Il comportamento del governo che, proprio in questi giorni, ha bloccato l’erogazione dei fondi alle quattro regioni con i maggiori deficit sanitari dicendo ai governatori delle regioni coinvolte di aumentare le tasse per far fronte alle spese in eccesso, suona come un monito, non tanto ai profittatori quanto ai cittadini stessi; cittadini che, oltre a dover affrontare immensi disagi sull’erogazione del servizio e del lavoro stesso, si trovano a dover pagare per la "furbizia" degli altri.

Un’altra domanda: a cosa serve dare più competenze alle regioni se poi, queste, devono mendicare i finanziamenti?

Avere più competenze da parte degli enti locali e pagare le tasse per sostenere le spese necessarie è, in sé, giusto, deve però esserci un equilibrio tra le tasse statali e quelle regionali e provinciali; l’addizionale irpef non dovrebbe essere in più, ma una ripartizione equa tra stato e enti locali delle tasse esistenti.

A nulla serve il presupposto che lo stato dà in base al reddito che il territorio controllato dagli enti locali produce, questo significherebbe responsabilizzarli in settori che non sono di loro competenza e che, comunque non possono controllare. Se possono controllare il versamento dell’addizionale, non possono certo controllare l’effettivo versamento delle tasse statali che è di competenza del fisco, ne tantomeno intervenire con controlli.
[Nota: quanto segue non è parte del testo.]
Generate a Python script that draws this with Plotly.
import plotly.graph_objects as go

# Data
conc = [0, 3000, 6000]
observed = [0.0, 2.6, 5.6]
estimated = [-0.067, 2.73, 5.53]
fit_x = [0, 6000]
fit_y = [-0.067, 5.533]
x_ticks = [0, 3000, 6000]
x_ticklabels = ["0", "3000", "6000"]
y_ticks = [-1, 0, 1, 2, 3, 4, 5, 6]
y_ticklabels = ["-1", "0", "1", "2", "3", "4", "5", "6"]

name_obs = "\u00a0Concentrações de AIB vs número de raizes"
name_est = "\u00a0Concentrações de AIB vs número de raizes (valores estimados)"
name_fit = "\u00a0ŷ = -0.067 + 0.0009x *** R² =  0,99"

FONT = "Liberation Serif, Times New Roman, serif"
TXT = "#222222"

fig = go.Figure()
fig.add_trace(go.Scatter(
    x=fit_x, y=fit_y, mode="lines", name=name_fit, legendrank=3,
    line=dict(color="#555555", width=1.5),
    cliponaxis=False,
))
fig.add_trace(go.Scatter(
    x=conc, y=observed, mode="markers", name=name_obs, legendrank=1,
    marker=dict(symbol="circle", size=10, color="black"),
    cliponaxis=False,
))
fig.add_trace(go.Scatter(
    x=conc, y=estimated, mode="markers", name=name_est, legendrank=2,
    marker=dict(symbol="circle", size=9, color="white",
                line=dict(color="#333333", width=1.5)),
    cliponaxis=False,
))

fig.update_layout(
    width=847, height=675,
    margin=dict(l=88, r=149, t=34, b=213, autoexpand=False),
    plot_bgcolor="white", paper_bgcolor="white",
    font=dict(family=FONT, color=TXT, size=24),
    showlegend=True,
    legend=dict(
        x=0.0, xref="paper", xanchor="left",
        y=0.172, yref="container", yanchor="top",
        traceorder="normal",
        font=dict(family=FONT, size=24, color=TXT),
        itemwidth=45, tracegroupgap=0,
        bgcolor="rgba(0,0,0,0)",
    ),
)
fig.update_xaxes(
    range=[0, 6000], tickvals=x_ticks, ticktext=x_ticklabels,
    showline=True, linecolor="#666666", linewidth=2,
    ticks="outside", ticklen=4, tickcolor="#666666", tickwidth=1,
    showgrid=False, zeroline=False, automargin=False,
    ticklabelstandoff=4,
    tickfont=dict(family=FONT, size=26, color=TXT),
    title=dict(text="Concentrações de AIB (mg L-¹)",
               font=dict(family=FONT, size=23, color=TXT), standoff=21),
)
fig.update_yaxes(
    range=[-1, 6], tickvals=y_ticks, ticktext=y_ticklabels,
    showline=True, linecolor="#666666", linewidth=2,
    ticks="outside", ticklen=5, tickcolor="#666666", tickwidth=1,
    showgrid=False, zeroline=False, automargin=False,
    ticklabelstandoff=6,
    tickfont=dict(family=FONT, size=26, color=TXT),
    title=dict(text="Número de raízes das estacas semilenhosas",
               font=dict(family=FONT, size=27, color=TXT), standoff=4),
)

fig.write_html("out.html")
A questo punto, la dipendenza dallo stato per i finanziamenti è totale perché sarà lo stato a decidere chi è il più "bravo" e "onesto", vale a dire che, il federalismo leghista, in realtà, è statalismo nella sua forma più pura.
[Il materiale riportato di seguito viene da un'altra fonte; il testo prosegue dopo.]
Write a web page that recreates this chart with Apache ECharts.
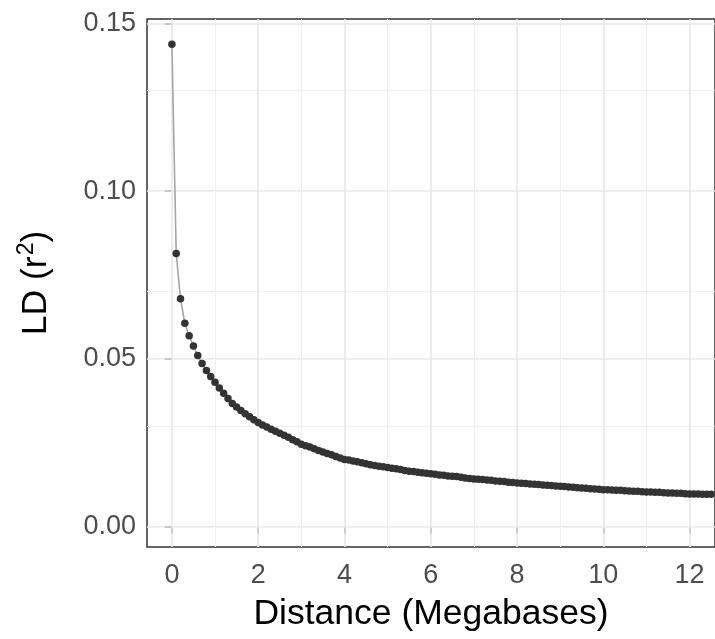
<!DOCTYPE html>
<html>
<head>
<meta charset="utf-8">
<script src="https://cdn.jsdelivr.net/npm/echarts@6/dist/echarts.min.js"></script>
<style>
html,body{margin:0;padding:0;background:#fff;}
#c{width:715px;height:639px;}
</style>
</head>
<body>
<div id="c"></div>
<script>
// Distance (Megabases)
var distance = [
  0.0,0.1,0.2,0.3,0.4,0.5,0.6,0.7,0.8,0.9,
  1.0,1.1,1.2,1.3,1.4,1.5,1.6,1.7,1.8,1.9,
  2.0,2.1,2.2,2.3,2.4,2.5,2.6,2.7,2.8,2.9,
  3.0,3.1,3.2,3.3,3.4,3.5,3.6,3.7,3.8,3.9,
  4.0,4.1,4.2,4.3,4.4,4.5,4.6,4.7,4.8,4.9,
  5.0,5.1,5.2,5.3,5.4,5.5,5.6,5.7,5.8,5.9,
  6.0,6.1,6.2,6.3,6.4,6.5,6.6,6.7,6.8,6.9,
  7.0,7.1,7.2,7.3,7.4,7.5,7.6,7.7,7.8,7.9,
  8.0,8.1,8.2,8.3,8.4,8.5,8.6,8.7,8.8,8.9,
  9.0,9.1,9.2,9.3,9.4,9.5,9.6,9.7,9.8,9.9,
  10.0,10.1,10.2,10.3,10.4,10.5,10.6,10.7,10.8,10.9,
  11.0,11.1,11.2,11.3,11.4,11.5,11.6,11.7,11.8,11.9,
  12.0,12.1,12.2,12.3,12.4,12.5,12.6,12.7
];
// LD (r^2)
var ld = [
  0.1438,0.0814,0.0679,0.0606,0.0569,0.0538,0.0510,0.0486,0.0465,0.0447,
  0.0430,0.0413,0.0397,0.0382,0.0367,0.0356,0.0346,0.0336,0.0327,0.0318,
  0.0310,0.0303,0.0297,0.0290,0.0284,0.0278,0.0272,0.0266,0.0259,0.0253,
  0.0245,0.0241,0.0237,0.0232,0.0227,0.0222,0.0218,0.0214,0.0209,0.0204,
  0.0200,0.0198,0.0195,0.0193,0.0190,0.0187,0.0184,0.0182,0.0180,0.0178,
  0.0176,0.0174,0.0172,0.0170,0.0167,0.0165,0.0164,0.0162,0.0160,0.0159,
  0.0157,0.0156,0.0154,0.0153,0.0151,0.0150,0.0149,0.0147,0.0145,0.0143,
  0.0142,0.0141,0.0140,0.0139,0.0138,0.0136,0.0135,0.0134,0.0132,0.0131,
  0.0130,0.0129,0.0128,0.0127,0.0126,0.0125,0.0124,0.0123,0.0122,0.0121,
  0.0120,0.0119,0.0118,0.0117,0.0116,0.0115,0.0114,0.0113,0.0112,0.0111,
  0.0110,0.0110,0.0109,0.0108,0.0108,0.0107,0.0106,0.0105,0.0105,0.0104,
  0.0103,0.0103,0.0102,0.0102,0.0101,0.0100,0.0100,0.0099,0.0099,0.0098,
  0.0097,0.0097,0.0097,0.0096,0.0096,0.0096,0.0095,0.0095
];
var xTicks = [0,2,4,6,8,10,12];
var xMinor = [1,3,5,7,9,11];
var yTicks = [0,0.05,0.10,0.15];
var yMinor = [0.025,0.075,0.125];

var points = distance.map(function(d,i){ return [d, ld[i]]; });

var FONT = 'Liberation Sans, Arial, sans-serif';
var majorStyle = {color:'#e8e8e8', width:1.6, type:'solid'};
var minorStyle = {color:'#f0f0f0', width:1.0, type:'solid'};
var gridLines = [];
xMinor.forEach(function(v){ gridLines.push({xAxis:v, lineStyle:minorStyle}); });
yMinor.forEach(function(v){ gridLines.push({yAxis:v, lineStyle:minorStyle}); });
xTicks.forEach(function(v){ gridLines.push({xAxis:v, lineStyle:majorStyle}); });
yTicks.forEach(function(v){ gridLines.push({yAxis:v, lineStyle:majorStyle}); });

var chart = echarts.init(document.getElementById('c'), null, {renderer:'canvas'});
chart.setOption({
  animation:false,
  backgroundColor:'#ffffff',
  grid:{left:147, top:19, right:-3, bottom:92, show:true, borderColor:'#333333', borderWidth:1.5, backgroundColor:'#ffffff', containLabel:false},
  xAxis:{
    type:'value', min:-0.577, max:12.59,
    name:'Distance (Megabases)', nameLocation:'middle', nameGap:49,
    nameTextStyle:{fontFamily:FONT, fontSize:35.5, color:'#000'},
    axisLine:{show:false},
    axisTick:{show:true, length:7, customValues:xTicks, lineStyle:{color:'#333333', width:1.5}},
    axisLabel:{customValues:xTicks, margin:15, fontFamily:FONT, fontSize:27, color:'#4d4d4d'},
    splitLine:{show:false}
  },
  yAxis:{
    type:'value', min:-0.0061, max:0.1513,
    name:'{a|LD (r}{s|2}{a|)}', nameLocation:'middle', nameGap:90, nameRotate:90,
    nameTextStyle:{fontFamily:FONT, color:'#000',
      rich:{a:{fontFamily:FONT, fontSize:35.5, color:'#000', lineHeight:42},
            s:{fontFamily:FONT, fontSize:23, color:'#000', verticalAlign:'top', lineHeight:42, padding:[0,0,0,1]}}},
    axisLine:{show:false},
    axisTick:{show:true, length:7, customValues:yTicks, lineStyle:{color:'#333333', width:1.5}},
    axisLabel:{customValues:yTicks, margin:11, fontFamily:FONT, fontSize:27, color:'#4d4d4d',
      formatter:function(v){ return v.toFixed(2); }},
    splitLine:{show:false}
  },
  series:[
    {type:'line', data:[], z:1, silent:true,
     markLine:{silent:true, symbol:'none', label:{show:false}, z:1, animation:false, data:gridLines}},
    {type:'line', data:points, z:3, symbol:'circle', symbolSize:7.5, showAllSymbol:true,
     lineStyle:{color:'#a6a6a6', width:1.6},
     itemStyle:{color:'#333333'}, silent:true}
  ]
});
</script>
</body>
</html>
Per concludere, l’attuale maggioranza e la lega in primis, con la scusa del federalismo e attraverso il patto di stabilità con gli enti locali, sta responsabilizzando gli stessi attraverso le competenze ma, a decidere chi, come e quando sarà sempre lo stato.

Nel federalismo, invece, dovrebbe essere il contrario. Le regioni e province, attraverso le tasse locali, che devono essere tolte da quelle statali - sulla tassa che si paga oggi, una percentuale rimane alle regioni e province; percentuale che verra decisa in base alle necessità; necessità che lo stato ha il dovere di controllare -, e dopo aver deciso, con lo stato le competenze a cui potranno far fronte, opereranno per attuare i programmi di loro competenza, mentre lo stato farà da garante e controllo tra le province, regioni e i cittadini.

Insoma, l’è tut de rifà.

Coragio Italià, che la strada l’è longa e dùra.